Data shown:
★ ★ ★ ★ ★ ★ ★

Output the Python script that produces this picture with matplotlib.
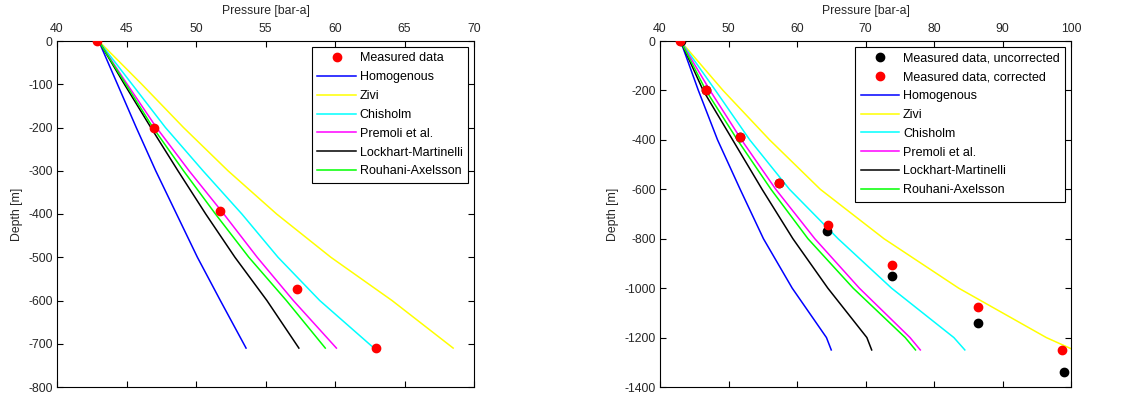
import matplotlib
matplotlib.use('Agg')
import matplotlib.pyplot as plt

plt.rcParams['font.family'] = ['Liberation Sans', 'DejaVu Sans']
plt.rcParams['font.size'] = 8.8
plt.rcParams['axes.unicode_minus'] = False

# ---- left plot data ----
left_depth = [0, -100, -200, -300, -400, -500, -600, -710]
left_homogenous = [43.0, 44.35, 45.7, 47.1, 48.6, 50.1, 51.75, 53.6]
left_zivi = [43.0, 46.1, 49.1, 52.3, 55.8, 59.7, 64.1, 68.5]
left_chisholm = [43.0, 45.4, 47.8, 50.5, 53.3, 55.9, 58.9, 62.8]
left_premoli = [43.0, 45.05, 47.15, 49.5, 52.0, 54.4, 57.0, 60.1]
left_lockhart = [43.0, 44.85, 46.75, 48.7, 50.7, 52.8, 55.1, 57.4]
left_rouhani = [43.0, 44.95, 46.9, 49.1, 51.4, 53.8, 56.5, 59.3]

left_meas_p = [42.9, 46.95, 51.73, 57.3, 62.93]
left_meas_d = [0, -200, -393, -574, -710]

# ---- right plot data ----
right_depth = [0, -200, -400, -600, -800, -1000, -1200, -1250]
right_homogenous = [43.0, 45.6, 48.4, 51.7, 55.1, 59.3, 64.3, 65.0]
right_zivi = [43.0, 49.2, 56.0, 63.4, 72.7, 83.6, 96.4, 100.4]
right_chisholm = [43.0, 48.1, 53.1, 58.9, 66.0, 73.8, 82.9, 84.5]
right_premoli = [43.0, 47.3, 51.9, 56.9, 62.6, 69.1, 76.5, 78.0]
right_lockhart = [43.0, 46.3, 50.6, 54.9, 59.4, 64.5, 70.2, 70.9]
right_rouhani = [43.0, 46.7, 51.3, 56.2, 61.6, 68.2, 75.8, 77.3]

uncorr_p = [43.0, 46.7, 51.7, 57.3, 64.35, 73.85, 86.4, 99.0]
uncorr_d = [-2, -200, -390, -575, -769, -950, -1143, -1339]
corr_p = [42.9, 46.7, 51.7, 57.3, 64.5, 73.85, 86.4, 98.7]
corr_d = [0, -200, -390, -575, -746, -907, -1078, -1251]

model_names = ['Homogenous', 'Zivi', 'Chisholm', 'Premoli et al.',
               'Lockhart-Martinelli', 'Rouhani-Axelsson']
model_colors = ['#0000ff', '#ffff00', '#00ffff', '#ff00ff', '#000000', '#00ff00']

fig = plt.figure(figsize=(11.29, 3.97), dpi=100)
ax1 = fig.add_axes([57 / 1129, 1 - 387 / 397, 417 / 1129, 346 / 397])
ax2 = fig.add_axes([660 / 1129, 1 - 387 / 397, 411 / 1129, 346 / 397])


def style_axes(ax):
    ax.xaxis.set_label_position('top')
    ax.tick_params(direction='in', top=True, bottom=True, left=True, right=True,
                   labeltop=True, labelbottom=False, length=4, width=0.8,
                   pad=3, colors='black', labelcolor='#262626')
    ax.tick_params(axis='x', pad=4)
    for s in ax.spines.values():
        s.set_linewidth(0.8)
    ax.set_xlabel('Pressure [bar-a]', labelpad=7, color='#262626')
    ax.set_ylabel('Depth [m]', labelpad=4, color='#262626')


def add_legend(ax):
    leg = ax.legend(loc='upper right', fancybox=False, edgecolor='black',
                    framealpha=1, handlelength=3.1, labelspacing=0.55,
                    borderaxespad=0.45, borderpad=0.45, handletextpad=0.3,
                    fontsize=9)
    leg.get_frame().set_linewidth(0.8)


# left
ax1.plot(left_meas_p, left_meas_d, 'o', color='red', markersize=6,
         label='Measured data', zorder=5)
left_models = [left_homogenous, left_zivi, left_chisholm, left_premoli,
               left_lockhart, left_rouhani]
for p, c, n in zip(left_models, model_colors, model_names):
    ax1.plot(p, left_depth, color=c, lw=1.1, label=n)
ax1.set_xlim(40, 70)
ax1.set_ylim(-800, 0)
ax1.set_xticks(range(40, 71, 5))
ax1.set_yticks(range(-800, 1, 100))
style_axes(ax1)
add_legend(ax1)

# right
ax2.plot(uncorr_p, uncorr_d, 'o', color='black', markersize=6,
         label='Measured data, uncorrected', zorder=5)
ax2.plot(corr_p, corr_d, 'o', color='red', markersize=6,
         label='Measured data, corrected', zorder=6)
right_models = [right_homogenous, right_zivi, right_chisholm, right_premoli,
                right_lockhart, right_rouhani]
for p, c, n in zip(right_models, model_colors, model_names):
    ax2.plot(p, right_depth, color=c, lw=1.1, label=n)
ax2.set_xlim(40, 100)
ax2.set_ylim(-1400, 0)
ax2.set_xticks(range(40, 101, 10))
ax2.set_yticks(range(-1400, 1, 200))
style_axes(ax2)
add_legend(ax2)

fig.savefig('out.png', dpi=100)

★ ★ ★ ★ ★ ★ ★

What to do: Without the pictures, return the listing above from its first line through the line that has "ax2 = fig.add_axes([660".

Solution:
Output the Python script that produces this picture with matplotlib.
import matplotlib
matplotlib.use('Agg')
import matplotlib.pyplot as plt

plt.rcParams['font.family'] = ['Liberation Sans', 'DejaVu Sans']
plt.rcParams['font.size'] = 8.8
plt.rcParams['axes.unicode_minus'] = False

# ---- left plot data ----
left_depth = [0, -100, -200, -300, -400, -500, -600, -710]
left_homogenous = [43.0, 44.35, 45.7, 47.1, 48.6, 50.1, 51.75, 53.6]
left_zivi = [43.0, 46.1, 49.1, 52.3, 55.8, 59.7, 64.1, 68.5]
left_chisholm = [43.0, 45.4, 47.8, 50.5, 53.3, 55.9, 58.9, 62.8]
left_premoli = [43.0, 45.05, 47.15, 49.5, 52.0, 54.4, 57.0, 60.1]
left_lockhart = [43.0, 44.85, 46.75, 48.7, 50.7, 52.8, 55.1, 57.4]
left_rouhani = [43.0, 44.95, 46.9, 49.1, 51.4, 53.8, 56.5, 59.3]

left_meas_p = [42.9, 46.95, 51.73, 57.3, 62.93]
left_meas_d = [0, -200, -393, -574, -710]

# ---- right plot data ----
right_depth = [0, -200, -400, -600, -800, -1000, -1200, -1250]
right_homogenous = [43.0, 45.6, 48.4, 51.7, 55.1, 59.3, 64.3, 65.0]
right_zivi = [43.0, 49.2, 56.0, 63.4, 72.7, 83.6, 96.4, 100.4]
right_chisholm = [43.0, 48.1, 53.1, 58.9, 66.0, 73.8, 82.9, 84.5]
right_premoli = [43.0, 47.3, 51.9, 56.9, 62.6, 69.1, 76.5, 78.0]
right_lockhart = [43.0, 46.3, 50.6, 54.9, 59.4, 64.5, 70.2, 70.9]
right_rouhani = [43.0, 46.7, 51.3, 56.2, 61.6, 68.2, 75.8, 77.3]

uncorr_p = [43.0, 46.7, 51.7, 57.3, 64.35, 73.85, 86.4, 99.0]
uncorr_d = [-2, -200, -390, -575, -769, -950, -1143, -1339]
corr_p = [42.9, 46.7, 51.7, 57.3, 64.5, 73.85, 86.4, 98.7]
corr_d = [0, -200, -390, -575, -746, -907, -1078, -1251]

model_names = ['Homogenous', 'Zivi', 'Chisholm', 'Premoli et al.',
               'Lockhart-Martinelli', 'Rouhani-Axelsson']
model_colors = ['#0000ff', '#ffff00', '#00ffff', '#ff00ff', '#000000', '#00ff00']

fig = plt.figure(figsize=(11.29, 3.97), dpi=100)
ax1 = fig.add_axes([57 / 1129, 1 - 387 / 397, 417 / 1129, 346 / 397])
ax2 = fig.add_axes([660 / 1129, 1 - 387 / 397, 411 / 1129, 346 / 397])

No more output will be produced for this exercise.